For some reason the following function has extremely slow runtime:

def get_content(d,content):
    if isinstance(d,unicode):
        content += d
        content += u'\n'
    elif isinstance(d,dict):
        for key in d:
            content += get_content(d[key],content)
    elif isinstance(d,list):
        for el in d:
            content += get_content(el,content)
    return content

content = get_content(D,u'')

That is although D is quite small. Nothing crazy going on there size-wise.

Do you see what the problem is or what would be a better way to solve the task?

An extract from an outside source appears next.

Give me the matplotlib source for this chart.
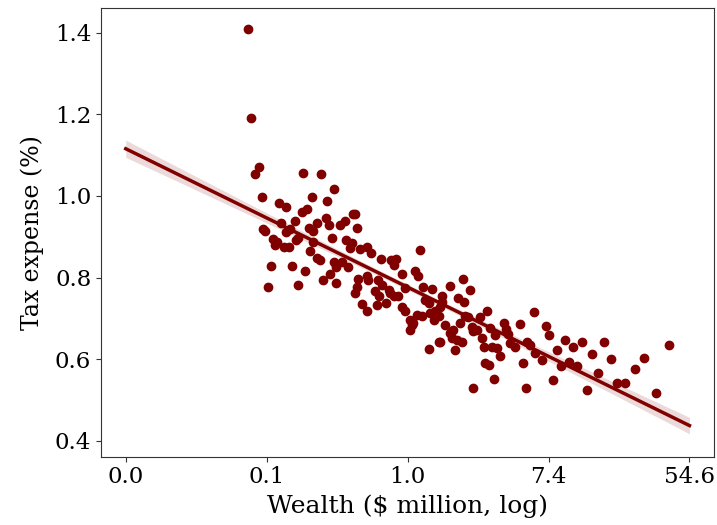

EDIT: I changed the code to ...

def get_content(d,content):
    if isinstance(d,unicode):
        content += [d]
    elif isinstance(d,dict):
        for key in d:
            content += get_content(d[key],content)
    elif isinstance(d,list):
        for el in d:
            content += get_content(el,content)
    return content

content = get_content(D,[])

... and it still has the same problem.

Radio Controlled
  • 825
  • 8
  • 23
  • How many hours does it run on your machine? – Thomas Weller Jul 14 '20 at 08:51
  • No, it's getting slower and slower something must be wrong with the recursion or there is some side-effect of the unicode that I am not aware of. The input XML is only 150KB large and then I am using xmltodict to make it to a dictionary and now I was trying to get the string contents. It's really small. – Radio Controlled Jul 14 '20 at 08:53
  • 1
    there is no base case in your recursion – bigbounty Jul 14 '20 at 08:54
  • 1
    Repeated string concatenation is not recommended. Try appending your data to a list and using `'\n'.join(your_list)` at the end. Currenlty each time you concatenate strings the whole string has to be recreated in memory. See https://stackoverflow.com/questions/3055477/how-slow-is-pythons-string-concatenation-vs-str-join – ScootCork Jul 14 '20 at 08:56
  • @bigbounty What is a base case? – Radio Controlled Jul 14 '20 at 09:03
  • @bigbounty: `return content` is the base case when all `if` and `elif` don't match or when `isinstance(d,unicode)` – Thomas Weller Jul 14 '20 at 09:05
  • 1
    @RadioControlled: a case where the recursion ends, i.e. `get_content()` is not called any more. – Thomas Weller Jul 14 '20 at 09:07
  • That's a good point though, maybe the problem has something to do with that. I am not that unexperienced in python and I am really puzzled at the moment ;) – Radio Controlled Jul 14 '20 at 09:10
  • 1
    Shouldn't you be passing an empty list for all `get_content` calls? e.g. only append the 'new' stuff – ScootCork Jul 14 '20 at 09:13
  • @ScootCork You solved the mystery! Is this worth writing an answer for? – Radio Controlled Jul 14 '20 at 09:15

1 Answers1

2

The problem is that you are reappending the whole content at each recursion. To solve pass an empty list to each get_content call instead.

def get_content(d,content):
    if isinstance(d,unicode):
        content += [d]
    elif isinstance(d,dict):
        for key in d:
            content += get_content(d[key],[])
    elif isinstance(d,list):
        for el in d:
            content += get_content(el,[])
    return content

content = get_content(D,[])
ScootCork
  • 3,411
  • 12
  • 22